The lawyer for indicted former financial adviser Kenneth Starr was himself charged today for assisting in Starr's multi-million dollar fraud, the Securities and Exchange Commission said.

The SEC charged Jonathan Star Bristol with aiding and abetting Starr by allowing Starr to use his attorney trust accounts as conduits for money stolen from clients.

Bristol had a legal and professional responsibility not to assist Ken Starr in conduct that he knew was unlawful, said George S. Canellos, director of the SEC's New York Regional Office. Bristol crossed the line from lawyer to conspirator when he failed to safeguard funds entrusted to him, helped Starr steal client money, and lied to the victims to perpetuate the scheme.

According to the SEC, more than $25 million belonging to Starr's clients flowed through Bristol's attorney trust accounts. Without his clients' authorization, Starr would transfer their funds into the attorney trust accounts. Bristol would then transfer the stolen funds to Starr and his two companies for Starr's personal use.

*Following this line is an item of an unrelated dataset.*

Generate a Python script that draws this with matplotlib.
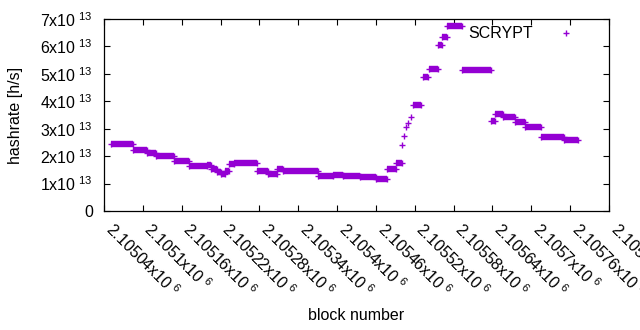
import numpy as np
import matplotlib
matplotlib.use("Agg")
import matplotlib.pyplot as plt

plt.rcParams['font.family'] = ['Liberation Sans', 'DejaVu Sans']
plt.rcParams['mathtext.default'] = 'regular'

# flat stretches of the hashrate (same difficulty): first block, last block, h/s
seg_start = [2105051, 2105085, 2105106, 2105120, 2105148, 2105171, 2105199, 2105205,
             2105215, 2105221, 2105227, 2105233, 2105241, 2105276, 2105293, 2105307,
             2105317, 2105371, 2105394, 2105409, 2105435, 2105460, 2105477, 2105491,
             2105517, 2105533, 2105542, 2105556, 2105562, 2105570, 2105593, 2105638,
             2105644, 2105656, 2105675, 2105690, 2105715, 2105750]
seg_end = [2105085, 2105106, 2105120, 2105148, 2105171, 2105199, 2105205, 2105215,
           2105221, 2105227, 2105233, 2105241, 2105276, 2105293, 2105307, 2105317,
           2105371, 2105394, 2105409, 2105435, 2105460, 2105477, 2105491, 2105500,
           2105530, 2105540, 2105556, 2105562, 2105570, 2105593, 2105638, 2105644,
           2105656, 2105675, 2105690, 2105715, 2105750, 2105772]
seg_rate = [2.45e13, 2.21e13, 2.10e13, 2.02e13, 1.81e13, 1.63e13, 1.68e13, 1.53e13,
            1.42e13, 1.36e13, 1.47e13, 1.71e13, 1.74e13, 1.45e13, 1.34e13, 1.53e13,
            1.45e13, 1.29e13, 1.31e13, 1.26e13, 1.25e13, 1.18e13, 1.54e13, 1.75e13,
            3.88e13, 4.90e13, 5.19e13, 6.04e13, 6.33e13, 6.73e13, 5.15e13, 3.28e13,
            3.52e13, 3.44e13, 3.23e13, 3.05e13, 2.70e13, 2.58e13]

# single points during the fast climb
pt_block = [2105501, 2105503, 2105507, 2105510, 2105514]
pt_rate = [2.41e13, 2.73e13, 3.05e13, 3.22e13, 3.41e13]

xtick_vals = list(range(2105040, 2105821, 60))
ytick_vals = [0, 1e13, 2e13, 3e13, 4e13, 5e13, 6e13, 7e13]

color = '#9400d3'
fs = 11.5

fig = plt.figure(figsize=(6.4, 3.3), dpi=100)
ax = fig.add_axes([104 / 640, 1 - 211 / 330, 505 / 640, 192 / 330])

for s, e, v in zip(seg_start, seg_end, seg_rate):
    ax.plot([s, e], [v, v], '-', color=color, lw=4.6, solid_capstyle='butt',
            marker='+', ms=4.8, mew=1.0)
ax.plot(pt_block, pt_rate, linestyle='none', marker='+', color=color,
        ms=4.8, mew=1.0, label='SCRYPT')

ax.set_xlim(2105040, 2105820)
ax.set_ylim(0, 7e13)

ax.set_xticks(xtick_vals)
ax.set_xticklabels([f'{v / 1e6:g}x10$^{{\\ 6}}$' for v in xtick_vals],
                   rotation=-45, ha='left', va='baseline', rotation_mode='anchor')
ax.set_yticks(ytick_vals)
ax.set_yticklabels(['0' if v == 0 else f'{v / 1e13:.0f}x10$^{{\\ 13}}$' for v in ytick_vals])

ax.tick_params(direction='in', length=4, width=0.8, top=True, right=True,
               labelsize=fs, colors='black')
ax.tick_params(axis='x', pad=14)
ax.tick_params(axis='y', pad=8)
for sp in ax.spines.values():
    sp.set_linewidth(0.9)

ax.set_xlabel('block number', fontsize=fs)
ax.xaxis.set_label_coords(0.5, -0.545)
ax.xaxis.label.set_va('center')
ax.set_ylabel('hashrate [h/s]', fontsize=fs)
ax.yaxis.set_label_coords(-0.176, 0.5)
ax.yaxis.label.set_va('center')

ax.legend(loc='upper right', bbox_to_anchor=(0.9465, 0.962), frameon=False,
          markerfirst=False, fontsize=fs, handlelength=2, handletextpad=1.1,
          borderpad=0, borderaxespad=0)

fig.savefig('out.png', dpi=100)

The SEC alleges that Bristol never disclosed the existence of the attorney trust accounts to the prominent international law firm where he worked at the time. Monthly account statements clearly listing the names of Starr's clients as the source of the incoming transfers were sent directly to Bristol's home address instead of the law firm. Meanwhile, Bristol touted his relationship with Starr to his colleagues and others, claiming that Starr managed $70 billion in assets. In fact, Starr managed only a fraction of that amount, the SEC said.

The SEC previously charged Starr, Starr Investment Advisors LLC, and Starr & Company LLC with violating securities laws pertaining to custody of clients' assets and misusing client funds to buy a multi-million dollar luxury condominium on Manhattan's Upper East Side, among other things.

Starr was arrested in May and indicted on 23 counts of fraud and money laundering involving $59 million. Starr was a financial adviser to several celebrities including Uma Thurman and Martin Scorsese.

The SEC has amended its complaint to add Bristol as a defendant in the case.

According to the amended complaint, Bristol was confronted by one of Starr's victims about an unauthorized $1 million transfer from the victim's account. Bristol lied to the victim that the funds were being bundled with other clients' funds for an investment with UBS Financial Services.

When this victim was contacted by the SEC during its investigation of Starr's activities, Bristol sought to represent the victim as his attorney.

In addition to the fact that such representations violated the ethical obligations of lawyers, Bristol's clear intent was to obstruct and undermine the SEC's investigation in order to conceal the wrongdoing, the SEC said.

The SEC is seeking permanent injunctions, disgorgement of ill-gotten gains with pre-judgment interest and financial penalties.